What is a classic Gosha film, from that hot decade and a half before age, ennui, exhaustion brought him back to the standard? Well, though he had a reputation as a colorist, the early works are black-and-white, but no matter the hues, the first thing you notice is his brilliant compositional skills. For him the frame is an opportunity for subtle balance; then that aesthetic refinement is ruptured by the vigor of the action. In fact, the action may be the most consistently enthralling of all the samurai films (even the "Lone Wolf and Cub" films, drawn from the graphic novels, that set the highest standards for '80s films). Like any artist, he grew: The simpler, less self-conscious films came first; "Goyokin" is his most elaborate and, to some degree, "Tenchu," which came after it, his most radical, and as if to intensify its argument -- "Tenchu" is an extremely cynical film -- it reverted to black-and-white.
At the core of his films, as at the code of most samurai films (and most westerns), is the warrior's code. The code? Morse? Nah. Secret? Nah. It's well known: a set of rules that obligate a man of arms to obey mandates of family and clan above all.
It is rigid, it is unforgiving, governing everything from which side of the bed you get up on in the morning to how you draw the sword. It's micro-controlling.

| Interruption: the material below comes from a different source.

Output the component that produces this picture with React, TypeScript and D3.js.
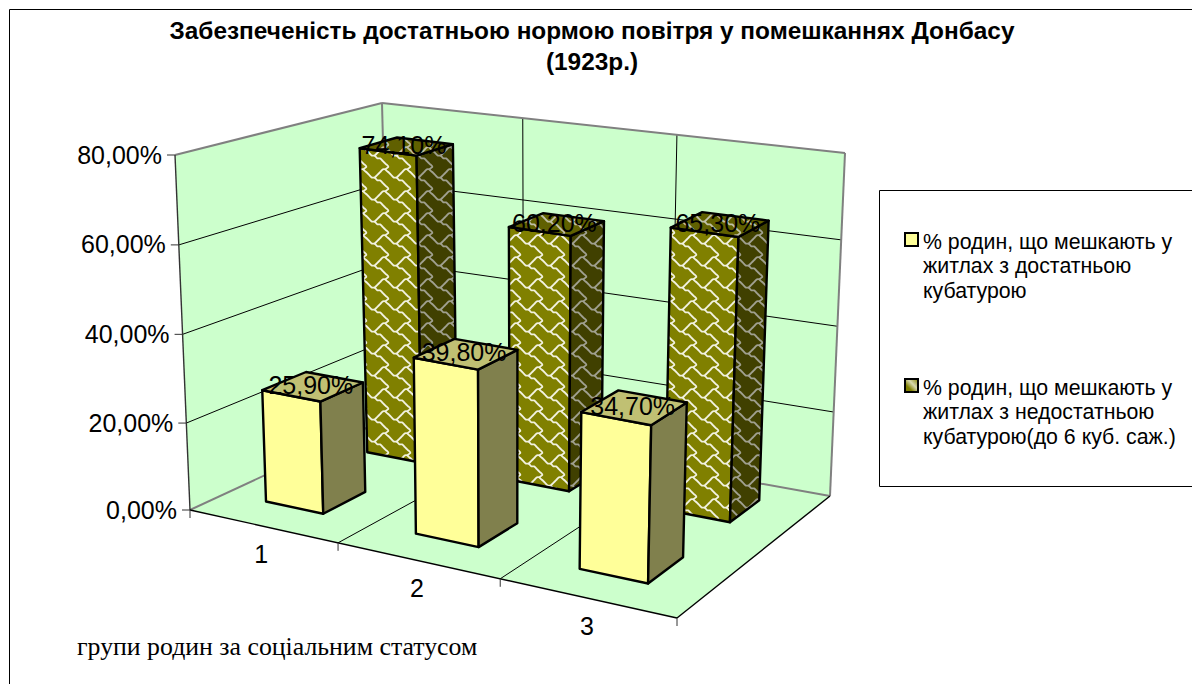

It's different from the western code in that the Japanese code is about honor within society; the western code is about honor among men.

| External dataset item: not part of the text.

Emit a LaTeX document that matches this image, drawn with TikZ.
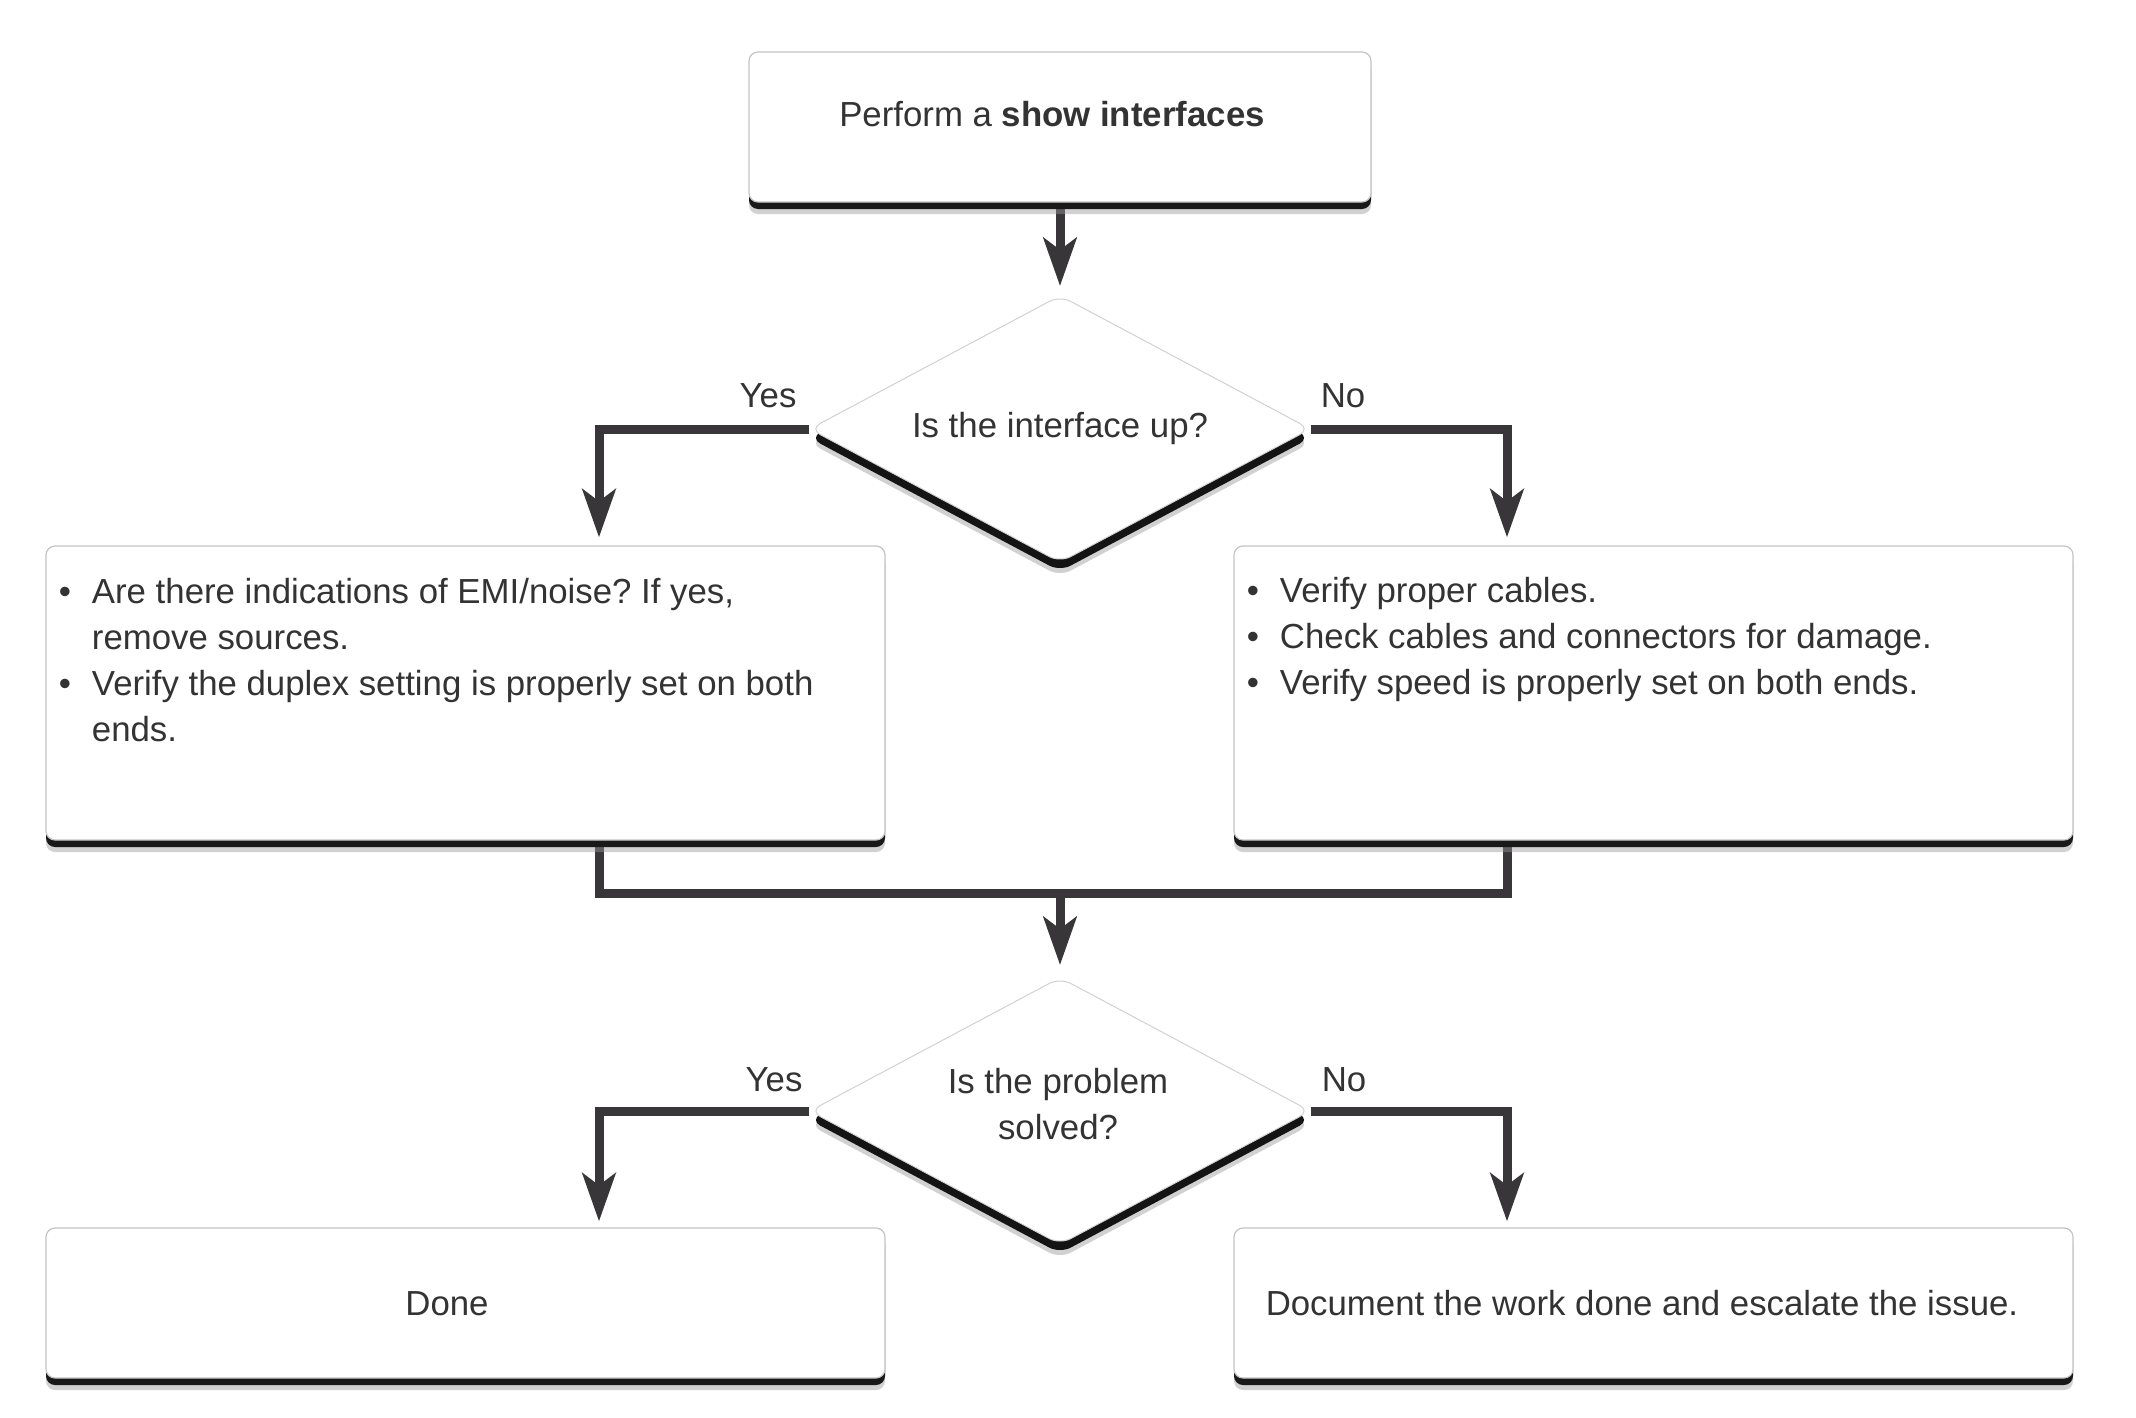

In both cases, a man's gotta do what a man's gotta do, but in the Japanese version, the gotta-do means sacrificing oneself for the honor of the family, no matter what; the gunslinger has no larger commitment to society, much less family (a gunfighter would scoff at the weight of values such as face and shame in Japanese films) but only to interior rules of behavior. He doesn't protect anything except his own sense of freedom. The samurai was never free to begin with.

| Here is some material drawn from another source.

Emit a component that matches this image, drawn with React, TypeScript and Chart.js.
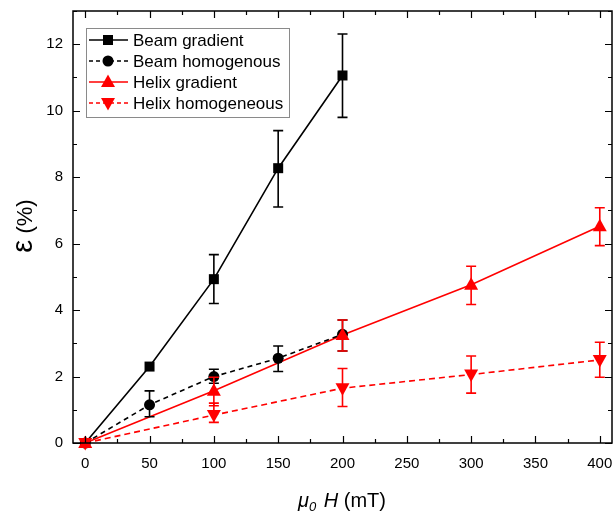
import React, { useEffect, useRef } from "react";
import { Chart, registerables } from "chart.js";

Chart.register(...registerables);

// Field values (mT) for each sample type
const beamFields = [0, 50, 100, 150, 200];
const helixFields = [0, 100, 200, 300, 400];

// Strain (%) with lower / upper error limits
const beamGradient = [0, 2.3, 4.93, 8.27, 11.06];
const beamGradientLow = [0, 2.3, 4.2, 7.1, 9.8];
const beamGradientHigh = [0, 2.3, 5.67, 9.4, 12.31];

const beamHomogenous = [0, 1.15, 2.0, 2.55, 3.27];
const beamHomogenousLow = [0, 0.79, 1.8, 2.15, 2.77];
const beamHomogenousHigh = [0, 1.57, 2.22, 2.92, 3.7];

const helixGradient = [0, 1.57, 3.25, 4.76, 6.52];
const helixGradientLow = [0, 1.12, 2.77, 4.17, 5.94];
const helixGradientHigh = [0, 1.98, 3.7, 5.32, 7.08];

const helixHomogeneous = [0, 0.84, 1.65, 2.06, 2.5];
const helixHomogeneousLow = [0, 0.62, 1.1, 1.5, 1.98];
const helixHomogeneousHigh = [0, 1.2, 2.24, 2.62, 3.03];

const seriesNames = ["Beam gradient", "Beam homogenous", "Helix gradient", "Helix homogeneous"];

const xTickValues = [0, 50, 100, 150, 200, 250, 300, 350, 400];
const yTickValues = [0, 2, 4, 6, 8, 10, 12];
const xMinorStep = 25;
const yMinorStep = 1;

const FONT = '"Liberation Sans", Arial, Helvetica, sans-serif';
const RED = "#ff0000";
const BLACK = "#000000";

type Marker = "rect" | "circle" | "triangle" | "triangleDown";

const toPoints = (xs: number[], ys: number[]) => xs.map((x, i) => ({ x, y: ys[i] }));

function drawMarker(ctx: CanvasRenderingContext2D, m: Marker, x: number, y: number, color: string) {
  ctx.save();
  ctx.fillStyle = color;
  ctx.setLineDash([]);
  ctx.beginPath();
  if (m === "rect") {
    ctx.rect(x - 5, y - 5, 10, 10);
  } else if (m === "circle") {
    ctx.arc(x, y, 5.5, 0, Math.PI * 2);
  } else if (m === "triangle") {
    ctx.moveTo(x, y - 7.5);
    ctx.lineTo(x + 7, y + 5);
    ctx.lineTo(x - 7, y + 5);
    ctx.closePath();
  } else {
    ctx.moveTo(x, y + 7.5);
    ctx.lineTo(x + 7, y - 5);
    ctx.lineTo(x - 7, y - 5);
    ctx.closePath();
  }
  ctx.fill();
  ctx.restore();
}

const seriesDefs = [
  { name: seriesNames[0], xs: beamFields, ys: beamGradient, lo: beamGradientLow, hi: beamGradientHigh, color: BLACK, dash: [] as number[], marker: "rect" as Marker },
  { name: seriesNames[1], xs: beamFields, ys: beamHomogenous, lo: beamHomogenousLow, hi: beamHomogenousHigh, color: BLACK, dash: [5, 4], marker: "circle" as Marker },
  { name: seriesNames[2], xs: helixFields, ys: helixGradient, lo: helixGradientLow, hi: helixGradientHigh, color: RED, dash: [] as number[], marker: "triangle" as Marker },
  { name: seriesNames[3], xs: helixFields, ys: helixHomogeneous, lo: helixHomogeneousLow, hi: helixHomogeneousHigh, color: RED, dash: [6, 4], marker: "triangleDown" as Marker },
];

// Error bars with flat caps, then the markers on top
const errorBarPlugin = {
  id: "errorBars",
  afterDatasetsDraw(chart: any) {
    const ctx: CanvasRenderingContext2D = chart.ctx;
    const xs = chart.scales.x;
    const ys = chart.scales.y;
    seriesDefs.forEach((s) => {
      ctx.save();
      ctx.strokeStyle = s.color;
      ctx.lineWidth = 1.6;
      s.xs.forEach((xv, i) => {
        if (s.hi[i] - s.lo[i] < 0.05) return;
        const px = xs.getPixelForValue(xv);
        const pl = ys.getPixelForValue(s.lo[i]);
        const ph = ys.getPixelForValue(s.hi[i]);
        ctx.beginPath();
        ctx.moveTo(px, pl);
        ctx.lineTo(px, ph);
        ctx.moveTo(px - 5, pl);
        ctx.lineTo(px + 5, pl);
        ctx.moveTo(px - 5, ph);
        ctx.lineTo(px + 5, ph);
        ctx.stroke();
      });
      ctx.restore();
      s.xs.forEach((xv, i) => {
        drawMarker(ctx, s.marker, xs.getPixelForValue(xv), ys.getPixelForValue(s.ys[i]), s.color);
      });
    });
  },
};

// Frame, inward ticks on all four sides, axis titles and legend box
const framePlugin = {
  id: "frame",
  afterDraw(chart: any) {
    const ctx: CanvasRenderingContext2D = chart.ctx;
    const { left, right, top, bottom } = chart.chartArea;
    const xs = chart.scales.x;
    const ys = chart.scales.y;
    ctx.save();
    ctx.strokeStyle = BLACK;
    ctx.lineWidth = 1.5;
    ctx.setLineDash([]);
    ctx.strokeRect(left, top, right - left, bottom - top);

    ctx.lineWidth = 1.2;
    ctx.beginPath();
    for (let v = xTickValues[0]; v <= xTickValues[xTickValues.length - 1]; v += xMinorStep) {
      const major = xTickValues.includes(v);
      const len = major ? 7 : 4;
      const px = Math.round(xs.getPixelForValue(v)) + 0.5;
      ctx.moveTo(px, bottom);
      ctx.lineTo(px, bottom - len);
      ctx.moveTo(px, top);
      ctx.lineTo(px, top + len);
    }
    for (let v = 0; v <= 13; v += yMinorStep) {
      const major = yTickValues.includes(v);
      const len = major ? 7 : 4;
      const py = Math.round(ys.getPixelForValue(v)) + 0.5;
      ctx.moveTo(left, py);
      ctx.lineTo(left + len, py);
      ctx.moveTo(right, py);
      ctx.lineTo(right - len, py);
    }
    ctx.stroke();

    // y title: large epsilon followed by the unit
    ctx.fillStyle = BLACK;
    ctx.save();
    ctx.translate(24, 226);
    ctx.rotate(-Math.PI / 2);
    ctx.textAlign = "left";
    ctx.textBaseline = "alphabetic";
    const epsFont = `29px ${FONT}`;
    const unitFont = `22px ${FONT}`;
    ctx.font = epsFont;
    const epsW = ctx.measureText("\u03b5").width;
    ctx.font = unitFont;
    const unitW = ctx.measureText(" (%)").width;
    const startX = -(epsW + unitW) / 2;
    ctx.font = epsFont;
    ctx.fillText("\u03b5", startX, 8);
    ctx.font = unitFont;
    ctx.fillText(" (%)", startX + epsW, 8);
    ctx.restore();

    // x title: italic mu with subscript 0, italic H, then unit
    const parts = [
      { t: "\u03bc", f: `italic 20px ${FONT}`, dy: 0, gap: 0 },
      { t: "0", f: `italic 13px ${FONT}`, dy: 4, gap: 0 },
      { t: " ", f: `20px ${FONT}`, dy: 0, gap: 2 },
      { t: "H", f: `italic 20px ${FONT}`, dy: 0, gap: 0 },
      { t: " (mT)", f: `20px ${FONT}`, dy: 0, gap: 0 },
    ];
    let total = 0;
    parts.forEach((p) => {
      ctx.font = p.f;
      total += ctx.measureText(p.t).width + p.gap;
    });
    let cx = 342 - total / 2;
    ctx.textAlign = "left";
    ctx.textBaseline = "alphabetic";
    parts.forEach((p) => {
      ctx.font = p.f;
      ctx.fillText(p.t, cx, 507 + p.dy);
      cx += ctx.measureText(p.t).width + p.gap;
    });

    // legend
    const bx = left + 13;
    const by = top + 17;
    const bw = 203;
    const bh = 89;
    ctx.fillStyle = "#ffffff";
    ctx.fillRect(bx, by, bw, bh);
    ctx.strokeStyle = "#8a8a8a";
    ctx.lineWidth = 1;
    ctx.strokeRect(bx + 0.5, by + 0.5, bw, bh);
    ctx.font = `17px ${FONT}`;
    ctx.textBaseline = "middle";
    seriesDefs.forEach((s, i) => {
      const ry = by + 12 + i * 21;
      ctx.strokeStyle = s.color;
      ctx.lineWidth = 1.6;
      ctx.setLineDash(s.dash.length ? [4, 3] : []);
      ctx.beginPath();
      ctx.moveTo(bx + 3, ry);
      ctx.lineTo(bx + 42, ry);
      ctx.stroke();
      ctx.setLineDash([]);
      drawMarker(ctx, s.marker, bx + 22, ry, s.color);
      ctx.fillStyle = BLACK;
      ctx.fillText(s.name, bx + 47, ry + 1);
    });
    ctx.restore();
  },
};

export default function App() {
  const canvasRef = useRef<HTMLCanvasElement | null>(null);

  useEffect(() => {
    if (!canvasRef.current) return;
    const chart = new Chart(canvasRef.current, {
      type: "scatter",
      data: {
        datasets: seriesDefs.map((s) => ({
          label: s.name,
          data: toPoints(s.xs, s.ys),
          showLine: true,
          borderColor: s.color,
          backgroundColor: s.color,
          borderWidth: 1.6,
          borderDash: s.dash,
          pointRadius: 0,
          pointHoverRadius: 0,
          tension: 0,
        })),
      },
      plugins: [errorBarPlugin, framePlugin],
      options: {
        responsive: false,
        animation: false,
        devicePixelRatio: 1,
        layout: { padding: { top: 11, right: 4, left: 0, bottom: 0 } },
        plugins: {
          legend: { display: false },
          tooltip: { enabled: false },
        },
        scales: {
          x: {
            type: "linear",
            min: -9.5,
            max: 409.5,
            afterBuildTicks: (scale: any) => {
              scale.ticks = xTickValues.map((v) => ({ value: v }));
            },
            afterFit: (scale: any) => {
              scale.height = 79;
              scale.paddingLeft = 0;
              scale.paddingRight = 0;
            },
            grid: { display: false, drawTicks: false },
            border: { display: false },
            ticks: {
              padding: 12,
              maxRotation: 0,
              autoSkip: false,
              color: BLACK,
              font: { family: FONT, size: 15 },
            },
          },
          y: {
            type: "linear",
            min: 0,
            max: 13,
            afterBuildTicks: (scale: any) => {
              scale.ticks = yTickValues.map((v) => ({ value: v }));
            },
            afterFit: (scale: any) => {
              scale.width = 73;
              scale.paddingTop = 0;
              scale.paddingBottom = 0;
            },
            grid: { display: false, drawTicks: false },
            border: { display: false },
            ticks: {
              padding: 10,
              autoSkip: false,
              color: BLACK,
              font: { family: FONT, size: 15 },
            },
          },
        },
      },
    } as any);
    return () => chart.destroy();
  }, []);

  return (
    <div style={{ position: "absolute", left: 0, top: 0, width: 616, height: 522, background: "#ffffff" }}>
      <canvas ref={canvasRef} width={616} height={522} />
    </div>
  );
}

The samurai code is therefore prone to manipulation by sharpies -- this is an element that is almost completely absent from westerns -- and any of the great sam movies, Gosha's included, chronicle the process by which a professional warrior of highest skill sees that the code has been corrupted by a greedy or ambitious clan and used evilly. Thus he becomes subversive to its mandates. He fights against it; he destroys. "Goyokin" is the supreme example, where Our Hero, Magobei, in the end defines himself not in support of, but in defiance to, the honor of his clan. That honor, sustained by murder and theft, was bogus; as a man, his need was to bring it down (boy, does he ever).
"Three Outlaw Samurai" is much less a meditation than a seemingly innocent action piece. It's about three guys wandering the landscape who find peasants who've just kidnapped a lord's daughter to protest the lord's predations of their lives and property. Eventually -- it takes some doing -- they side with the peasants in what can only be likened to a range war with a lot of flashing swords. But they're functioning very much as subversives to the order of the day: Though they'd never admit it, they simply don't accept that it is the right of the highborn to exploit the low at every turn, simply by force of arms. That "order," imposed from above, is spurious and it must be destroyed. That's what a man's gotta do.
The samurai movies: They're about gotta-do as opposed to wanna-do. That's what's so cool about them.